Lecture Previews

Black History Month: Living Legacies — Dennis Howard

Today at 4:30 p.m.

Porter Hall 100 (Gregg Hall)

Dennis Howard will present a lecture titled “Music like dirt rasta! Genre defiance and bonding in the Kingston Creative Echo Chamber,” which will discuss genre developments in the Kingston music environment. Howard is one of Jamaica’s most distinguished musicologists and hopes that this lecture will be a way to better inform journalists and scholars of the genres of Jamaican music.

Howard works as a part-time lecturer in the Institute of Caribbean Studies at the University of the West Indies in Mona, Jamaica. He works specifically with students in the Entertainment and Cultural Enterprise Management program. Howard’s publications include articles in the Jamaica Journal, the Caribbean Quarterly, and two chapters of a book on Jamaican popular music.

Olympus Show and Tell

Tuesday at 4:30 p.m.

Rashid Auditorium (Hillman Center 4401)

Olympus Show and Tell presents Lenore Blum, founding director of Project Olympus; Howie Choset of the Robotics Institute; Manuela Veloso of the computer science department; and Consumer Electronics Show winners Jeff Mullen and Derek Lomas.

The lecture aims to create a climate, culture, and community that will enable talent and ideas to grow in the Pittsburgh region.
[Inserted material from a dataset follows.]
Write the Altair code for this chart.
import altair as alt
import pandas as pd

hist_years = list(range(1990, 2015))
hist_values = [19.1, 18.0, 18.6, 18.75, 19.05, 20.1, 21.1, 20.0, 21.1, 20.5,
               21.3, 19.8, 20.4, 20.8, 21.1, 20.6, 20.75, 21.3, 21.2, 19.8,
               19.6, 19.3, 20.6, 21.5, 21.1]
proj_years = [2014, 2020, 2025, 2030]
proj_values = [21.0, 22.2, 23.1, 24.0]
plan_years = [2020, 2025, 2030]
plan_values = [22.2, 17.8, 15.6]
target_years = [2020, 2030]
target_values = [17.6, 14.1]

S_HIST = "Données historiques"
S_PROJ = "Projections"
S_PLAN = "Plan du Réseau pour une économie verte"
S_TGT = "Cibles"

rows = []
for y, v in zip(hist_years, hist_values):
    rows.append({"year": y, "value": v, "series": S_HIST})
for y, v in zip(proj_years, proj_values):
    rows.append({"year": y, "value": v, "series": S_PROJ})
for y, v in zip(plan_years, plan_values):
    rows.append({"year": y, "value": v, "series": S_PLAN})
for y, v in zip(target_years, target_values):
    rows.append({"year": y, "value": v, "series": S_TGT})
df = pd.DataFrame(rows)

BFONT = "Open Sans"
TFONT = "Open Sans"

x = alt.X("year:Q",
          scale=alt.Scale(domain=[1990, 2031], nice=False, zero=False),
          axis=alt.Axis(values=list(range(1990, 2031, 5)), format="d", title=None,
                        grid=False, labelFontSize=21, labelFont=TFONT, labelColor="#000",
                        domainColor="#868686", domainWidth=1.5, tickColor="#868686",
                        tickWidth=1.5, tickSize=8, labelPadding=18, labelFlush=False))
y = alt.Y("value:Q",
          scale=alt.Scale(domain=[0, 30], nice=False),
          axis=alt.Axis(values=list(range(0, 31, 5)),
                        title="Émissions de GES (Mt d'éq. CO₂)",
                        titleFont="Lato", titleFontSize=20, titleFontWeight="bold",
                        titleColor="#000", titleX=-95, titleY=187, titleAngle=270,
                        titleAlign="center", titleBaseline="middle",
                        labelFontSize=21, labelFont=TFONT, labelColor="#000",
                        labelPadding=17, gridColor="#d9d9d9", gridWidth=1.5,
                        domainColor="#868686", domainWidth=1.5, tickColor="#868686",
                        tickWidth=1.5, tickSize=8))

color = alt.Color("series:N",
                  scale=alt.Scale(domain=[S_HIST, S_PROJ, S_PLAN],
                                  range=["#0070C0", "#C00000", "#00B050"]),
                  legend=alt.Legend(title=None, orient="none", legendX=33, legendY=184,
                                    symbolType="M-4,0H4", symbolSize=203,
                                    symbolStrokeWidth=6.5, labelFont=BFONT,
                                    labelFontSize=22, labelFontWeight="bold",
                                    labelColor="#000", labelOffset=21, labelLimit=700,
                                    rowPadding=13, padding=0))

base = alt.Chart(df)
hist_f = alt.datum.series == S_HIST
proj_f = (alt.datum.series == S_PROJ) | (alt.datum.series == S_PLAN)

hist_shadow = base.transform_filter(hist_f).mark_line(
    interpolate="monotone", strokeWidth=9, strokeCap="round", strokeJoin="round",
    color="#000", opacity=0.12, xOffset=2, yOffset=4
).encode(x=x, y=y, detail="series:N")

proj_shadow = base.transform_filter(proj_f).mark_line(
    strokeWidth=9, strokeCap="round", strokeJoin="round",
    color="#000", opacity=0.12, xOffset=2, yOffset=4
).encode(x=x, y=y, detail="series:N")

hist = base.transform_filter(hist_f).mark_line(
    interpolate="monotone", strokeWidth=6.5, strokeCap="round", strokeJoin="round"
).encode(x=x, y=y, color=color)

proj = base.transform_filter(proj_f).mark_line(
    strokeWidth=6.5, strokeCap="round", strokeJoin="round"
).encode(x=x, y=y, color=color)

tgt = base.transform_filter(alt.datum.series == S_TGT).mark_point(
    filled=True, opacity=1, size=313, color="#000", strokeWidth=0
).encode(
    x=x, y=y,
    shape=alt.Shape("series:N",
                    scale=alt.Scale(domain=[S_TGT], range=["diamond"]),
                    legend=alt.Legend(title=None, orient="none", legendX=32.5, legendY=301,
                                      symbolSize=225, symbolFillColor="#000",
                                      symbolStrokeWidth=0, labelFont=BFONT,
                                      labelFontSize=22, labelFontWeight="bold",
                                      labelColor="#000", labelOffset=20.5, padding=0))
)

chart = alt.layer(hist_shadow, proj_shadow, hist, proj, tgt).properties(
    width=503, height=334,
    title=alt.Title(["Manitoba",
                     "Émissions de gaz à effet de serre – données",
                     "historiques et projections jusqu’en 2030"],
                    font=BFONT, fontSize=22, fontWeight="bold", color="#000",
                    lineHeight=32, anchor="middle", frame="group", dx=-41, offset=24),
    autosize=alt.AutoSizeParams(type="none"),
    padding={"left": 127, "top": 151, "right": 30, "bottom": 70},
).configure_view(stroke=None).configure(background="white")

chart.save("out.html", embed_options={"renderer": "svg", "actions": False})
It will focus on advances in the computer science field and innovative technologies.

Students can register at

Winds of Political Change in Egypt

Wednesday at 12:15 p.m.

Hamburg Hall 1502

The Center for International Relations and Politics and Heinz College present Moataz Fattah, who will lecture on “The Winds of Political Change in Egypt and the Arab World.”

Fattah is an associate professor of political science at Cairo University in Egypt and Central Michigan University. He is a non-resident fellow at the Center for Strategic and International Studies in Washington, D.C., and a fellow at the Institute for Social Policy and Understanding.
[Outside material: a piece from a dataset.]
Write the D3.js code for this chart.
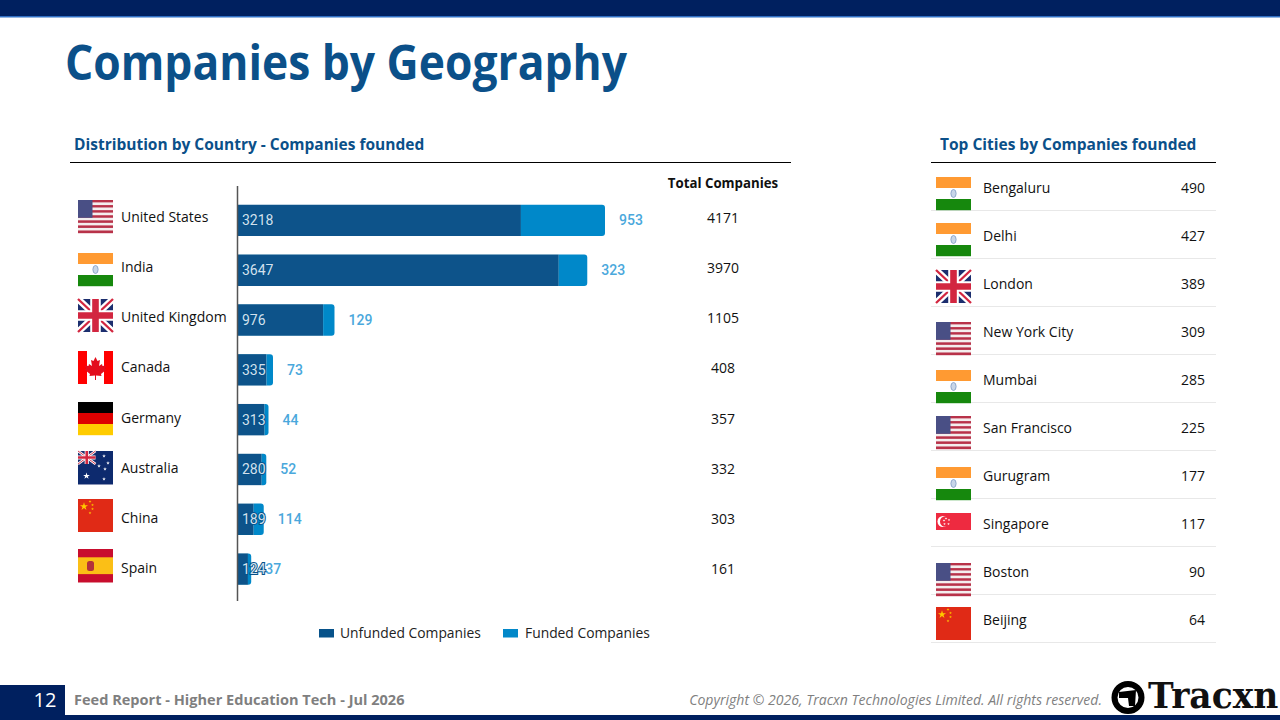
<!DOCTYPE html>
<html>
<head>
<meta charset="utf-8">
<title>Companies by Geography</title>
<script src="https://cdn.jsdelivr.net/npm/d3@7"></script>
<style>
html, body { margin: 0; padding: 0; background: #fff; overflow: hidden; }
text { font-family: "Open Sans", sans-serif; }
</style>
</head>
<body>
<script>
// Country chart data
var countries = ["United States", "India", "United Kingdom", "Canada", "Germany", "Australia", "China", "Spain"];
var countryFlags = ["us", "in", "uk", "ca", "de", "au", "cn", "es"];
var unfunded = [3218, 3647, 976, 335, 313, 280, 189, 124];
var funded = [953, 323, 129, 73, 44, 52, 114, 37];
var totals = [4171, 3970, 1105, 408, 357, 332, 303, 161];
var seriesNames = ["Unfunded Companies", "Funded Companies"];

// City table data
var cities = ["Bengaluru", "Delhi", "London", "New York City", "Mumbai", "San Francisco", "Gurugram", "Singapore", "Boston", "Beijing"];
var cityFlags = ["in", "in", "uk", "us", "in", "us", "in", "sg", "us", "cn"];
var cityCounts = [490, 427, 389, 309, 285, 225, 177, 117, 90, 64];

// Flags are pasted images in the slide and do not sit exactly on the rows
var countryFlagTop = [200, 253, 299, 351, 402, 451, 499, 549];
var cityFlagTop = [177, 223, 270, 322, 370, 416, 467, 513, 563, 607];

var navy = "#00205f", dark = "#07528a", light = "#0288c9", heading = "#0b5089";

var svg = d3.select("body").append("svg")
    .attr("width", 1280)
    .attr("height", 720)
    .style("display", "block");

var defs = svg.append("defs");
defs.append("filter").attr("id", "soft")
    .append("feGaussianBlur").attr("stdDeviation", 0.4);

// ---------------- page frame ----------------
svg.append("rect").attr("width", 1280).attr("height", 16).attr("fill", navy);
svg.append("rect").attr("y", 16).attr("width", 1280).attr("height", 1.5).attr("fill", "#2f6fc4");

svg.append("text").attr("x", 65).attr("y", 80)
    .attr("font-size", 48).attr("font-weight", 700).attr("fill", heading)
    .attr("textLength", 562).attr("lengthAdjust", "spacingAndGlyphs")
    .text("Companies by Geography");

svg.append("rect").attr("y", 685).attr("width", 65).attr("height", 35).attr("fill", navy);
svg.append("rect").attr("y", 715).attr("width", 1280).attr("height", 5).attr("fill", navy);
svg.append("text").attr("x", 45).attr("y", 707).attr("text-anchor", "middle")
    .attr("font-size", 20).attr("fill", "#fff").text("12");
svg.append("text").attr("x", 74).attr("y", 705)
    .attr("font-size", 14.55).attr("font-weight", 700).attr("fill", "#7f7f7f")
    .text("Feed Report - Higher Education Tech - Jul 2026");
svg.append("text").attr("x", 1102).attr("y", 705).attr("text-anchor", "end")
    .attr("font-size", 14.07).attr("font-style", "italic").attr("fill", "#7f7f7f")
    .text("Copyright © 2026, Tracxn Technologies Limited. All rights reserved.");

// logo
var logo = svg.append("g");
logo.append("circle").attr("cx", 1128).attr("cy", 697.5).attr("r", 13.5)
    .attr("fill", "none").attr("stroke", "#000").attr("stroke-width", 6);
logo.append("path").attr("d", "M1119,692 L1136,690 L1135,706 L1129,706 L1128,698 L1119,698 Z").attr("fill", "#000");
logo.append("text").attr("x", 1148).attr("y", 708)
    .attr("font-size", 34.5).attr("font-weight", 700)
    .style("font-family", "'DejaVu Serif', serif").attr("fill", "#111")
    .text("Tracxn");

// ---------------- section headings ----------------
svg.append("text").attr("x", 74).attr("y", 149.5)
    .attr("font-size", 15.5).attr("font-weight", 700).attr("fill", heading)
    .text("Distribution by Country - Companies founded");
svg.append("line").attr("x1", 70).attr("x2", 791).attr("y1", 162.5).attr("y2", 162.5).attr("stroke", "#000");
svg.append("text").attr("x", 940).attr("y", 149.5)
    .attr("font-size", 15.5).attr("font-weight", 700).attr("fill", heading)
    .text("Top Cities by Companies founded");
svg.append("line").attr("x1", 931).attr("x2", 1216).attr("y1", 162.5).attr("y2", 162.5).attr("stroke", "#000");
svg.append("text").attr("x", 723).attr("y", 188).attr("text-anchor", "middle")
    .attr("font-size", 13.25).attr("font-weight", 700).attr("fill", "#111")
    .text("Total Companies");

// ---------------- flags ----------------
function star(g, cx, cy, size, fill) {
    g.append("path")
        .attr("d", d3.symbol().type(d3.symbolStar).size(size)())
        .attr("transform", "translate(" + cx + "," + cy + ")")
        .attr("fill", fill);
}

function bands(g, colors, w, h) {
    colors.forEach(function(c, i) {
        g.append("rect").attr("y", i * h / colors.length)
            .attr("width", w).attr("height", h / colors.length + 0.2).attr("fill", c);
    });
}

function unionJack(g, w, h) {
    g.append("rect").attr("width", w).attr("height", h).attr("fill", "#1c2f6e");
    var diag = "M0,0L" + w + "," + h + "M" + w + ",0L0," + h;
    g.append("path").attr("d", diag).attr("stroke", "#fff").attr("stroke-width", h * 0.2);
    g.append("path").attr("d", diag).attr("stroke", "#d2263f").attr("stroke-width", h * 0.07);
    var cross = "M" + w / 2 + ",0V" + h + "M0," + h / 2 + "H" + w;
    g.append("path").attr("d", cross).attr("stroke", "#fff").attr("stroke-width", h * 0.32);
    g.append("path").attr("d", cross).attr("stroke", "#d2263f").attr("stroke-width", h * 0.2);
}

var drawers = {
    us: function(g) {
        var stripes = d3.range(13).map(function(i) { return i % 2 ? "#f4eeee" : "#b8324a"; });
        bands(g, stripes, 35, 33);
        g.append("rect").attr("width", 14.5).attr("height", 17.8).attr("fill", "#4a4f85");
    },
    in: function(g) {
        bands(g, ["#ff9a33", "#fff", "#16880c"], 35, 33);
        g.append("ellipse").attr("cx", 17.5).attr("cy", 16.5).attr("rx", 2.6).attr("ry", 4)
            .attr("fill", "#c8d6e8").attr("stroke", "#8fa8cc");
    },
    uk: function(g) { unionJack(g, 35, 33); },
    ca: function(g) {
        g.append("rect").attr("width", 35).attr("height", 33).attr("fill", "#fff");
        g.append("rect").attr("width", 9).attr("height", 33).attr("fill", "#f00");
        g.append("rect").attr("x", 26).attr("width", 9).attr("height", 33).attr("fill", "#f00");
        g.append("path").attr("fill", "#e3101a")
            .attr("d", "M17.5,6 L19.5,10 L22,9 L21,15 L24,13 L24.5,15 L28,14.5 L27,18 L28,19 L23,23 L23.5,25 L18,24.5 L18,29 L17,29 L17,24.5 L11.5,25 L12,23 L7,19 L8,18 L7,14.5 L10.5,15 L11,13 L14,15 L13,9 L15.5,10 Z");
    },
    de: function(g) { bands(g, ["#000", "#dd0000", "#ffcc00"], 35, 33); },
    au: function(g) {
        g.append("rect").attr("width", 35).attr("height", 33.5).attr("fill", "#0f2a6e");
        unionJack(g.append("g"), 17.5, 13);
        star(g, 8.5, 25, 14, "#fff");
        [[26, 5], [21, 15], [30, 12], [26, 28], [27, 18]].forEach(function(p) { star(g, p[0], p[1], 4, "#fff"); });
    },
    cn: function(g) {
        g.append("rect").attr("width", 35).attr("height", 33).attr("fill", "#e02b14");
        star(g, 6, 7.5, 20, "#ffc800");
        [[12, 2.5], [14.5, 6], [14.5, 10], [12, 14]].forEach(function(p) { star(g, p[0], p[1], 2.5, "#ffc800"); });
    },
    es: function(g) {
        g.append("rect").attr("width", 35).attr("height", 33.5).attr("fill", "#c8102e");
        g.append("rect").attr("y", 8.3).attr("width", 35).attr("height", 16.8).attr("fill", "#fbbf14");
        g.append("rect").attr("x", 9).attr("y", 12).attr("width", 7).attr("height", 10).attr("rx", 2.5).attr("fill", "#b3303a");
    },
    sg: function(g) {
        g.append("rect").attr("width", 35).attr("height", 17).attr("fill", "#ee2b3f");
        g.append("circle").attr("cx", 7).attr("cy", 8.5).attr("r", 5.5).attr("fill", "#fff");
        g.append("circle").attr("cx", 9.3).attr("cy", 8.5).attr("r", 5.3).attr("fill", "#ee2b3f");
        [[10, 5.5], [13, 7], [12.5, 11], [8.5, 11], [8, 7.5]].forEach(function(p) { star(g, p[0], p[1], 2, "#fff"); });
    }
};

function addFlag(x, y, code) {
    var g = svg.append("g")
        .attr("transform", "translate(" + x + "," + y + ")")
        .attr("filter", "url(#soft)");
    drawers[code](g);
}

// ---------------- country chart ----------------
var x = d3.scaleLinear().domain([0, d3.max(totals)]).range([237, 605]);
var y = d3.scaleBand().domain(countries).range([195.5, 594]).paddingInner(0.37).paddingOuter(0.185);
var rowY = d3.scalePoint().domain(countries).range([222, 573]);
var color = d3.scaleOrdinal().domain(seriesNames).range([dark, light]);

var rows = countries.map(function(c, i) {
    return { country: c, "Unfunded Companies": unfunded[i], "Funded Companies": funded[i], total: totals[i] };
});
var stacked = d3.stack().keys(seriesNames)(rows);

// funded segment gets the rounded right end
function segment(d, key) {
    var x0 = x(d[0]), x1 = x(d[1]), t = y(d.data.country), b = t + y.bandwidth();
    if (key === seriesNames[0]) return "M" + x0 + "," + t + "H" + x1 + "V" + b + "H" + x0 + "Z";
    var r = Math.min(3, x1 - x0);
    return "M" + x0 + "," + t + "H" + (x1 - r) + "Q" + x1 + "," + t + " " + x1 + "," + (t + r) +
        "V" + (b - r) + "Q" + x1 + "," + b + " " + (x1 - r) + "," + b + "H" + x0 + "Z";
}

var barLayer = svg.append("g").attr("filter", "url(#soft)");
barLayer.selectAll("g")
    .data(stacked)
    .enter().append("g")
    .attr("fill", function(s) { return color(s.key); })
    .selectAll("path")
    .data(function(s) { return s.map(function(d) { d.key = s.key; return d; }); })
    .enter().append("path")
    .attr("d", function(d) { return segment(d, d.key); });

// y axis, no ticks
var yAxis = d3.axisLeft(y).tickSize(0).tickFormat("");
var axisG = svg.append("g").attr("transform", "translate(237.5,0)").call(yAxis);
axisG.select(".domain").attr("d", "M0,186V601").attr("stroke", "#555").attr("stroke-width", 1.5);

// funded value labels, drawn first so the unfunded halo sits over them on Spain
svg.append("g").selectAll("text")
    .data(rows)
    .enter().append("text")
    .attr("x", function(d) { return x(d.total) + 14; })
    .attr("y", function(d) { return y(d.country) + y.bandwidth() / 2; })
    .attr("dy", "0.35em")
    .attr("font-size", 14)
    .attr("font-weight", 500)
    .style("font-family", "Roboto, sans-serif")
    .attr("fill", "#4aa8dc")
    .text(function(d) { return d["Funded Companies"]; });

// unfunded value labels, with the dark halo that shows on the small bars
svg.append("g").selectAll("text")
    .data(rows)
    .enter().append("text")
    .attr("x", 242)
    .attr("y", function(d) { return y(d.country) + y.bandwidth() / 2; })
    .attr("dy", "0.35em")
    .attr("font-size", 14)
    .style("font-family", "Roboto, sans-serif")
    .attr("fill", "#d3e0ec")
    .attr("stroke", dark).attr("stroke-width", 2).attr("paint-order", "stroke")
    .text(function(d) { return d["Unfunded Companies"]; });

// country names, flags, totals
svg.append("g").selectAll("text")
    .data(rows)
    .enter().append("text")
    .attr("x", 121)
    .attr("y", function(d) { return rowY(d.country); })
    .attr("font-size", 14).attr("fill", "#111")
    .text(function(d) { return d.country; });

svg.append("g").selectAll("text")
    .data(rows)
    .enter().append("text")
    .attr("x", 723)
    .attr("y", function(d) { return rowY(d.country) + 1; })
    .attr("text-anchor", "middle")
    .attr("font-size", 14).attr("fill", "#111")
    .text(function(d) { return d.total; });

countryFlags.forEach(function(code, i) { addFlag(78, countryFlagTop[i], code); });

// legend
var legendX = [319, 503], legendTextX = [340, 525];
seriesNames.forEach(function(name, i) {
    svg.append("rect").attr("x", legendX[i]).attr("y", 629).attr("width", 15).attr("height", 8.5).attr("fill", color(name));
    svg.append("text").attr("x", legendTextX[i]).attr("y", 638)
        .attr("font-size", 13.85).attr("fill", "#222").text(name);
});

// ---------------- city table ----------------
var cityY = d3.scalePoint().domain(cities).range([192.7, 624.5]);

svg.append("g").selectAll("line")
    .data(cities)
    .enter().append("line")
    .attr("x1", 931).attr("x2", 1216)
    .attr("y1", function(c) { return Math.floor(cityY(c) + 17.8) + 0.5; })
    .attr("y2", function(c) { return Math.floor(cityY(c) + 17.8) + 0.5; })
    .attr("stroke", "#e8e8e8");

svg.append("g").selectAll("text")
    .data(cities)
    .enter().append("text")
    .attr("x", 983)
    .attr("y", function(c) { return cityY(c); })
    .attr("font-size", 14).attr("fill", "#111")
    .text(function(c) { return c; });

svg.append("g").selectAll("text")
    .data(cityCounts)
    .enter().append("text")
    .attr("x", 1205)
    .attr("y", function(d, i) { return cityY(cities[i]); })
    .attr("text-anchor", "end")
    .attr("font-size", 14).attr("fill", "#111")
    .text(function(d) { return d; });

cityFlags.forEach(function(code, i) { addFlag(936, cityFlagTop[i], code); });
</script>
</body>
</html>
Fattah has 40 academic publications in both Arabic and English about the political, economic, and cultural aspects of the Middle East and U.S. foreign policy toward the region. His most notable English book is Democratic Values in the Muslim World. Fattah writes daily for the Egyptian newspaper El-Shorouk, and he is also a frequent commentator and analyst for BBC Arabic, BBC International, Al-Jazeera Arabic, and Al-Jazeera English.

Phi Beta Kappa Visiting Scholar: Rochel Gelman

Thursday at 4:30 p.m.

Porter Hall 100 (Gregg Hall)

This talk, titled “Early Cognitive Development and Beyond,” will center on new research which reveals that infants and preschoolers have more advanced knowledge of math and science than previously thought. Despite this fact, older students struggle to master material in these disciplines.

Gelman is the co-director of the Center for Cognitive Science at Rutgers and a professor of psychology. She has also taught at the University of Pennsylvania and at the University of California, Los Angeles. Her work to prove that preschoolers and infants were more advanced than traditionally assumed has received many honors, including membership in the National Academy of Sciences and the American Academy of Arts and Sciences.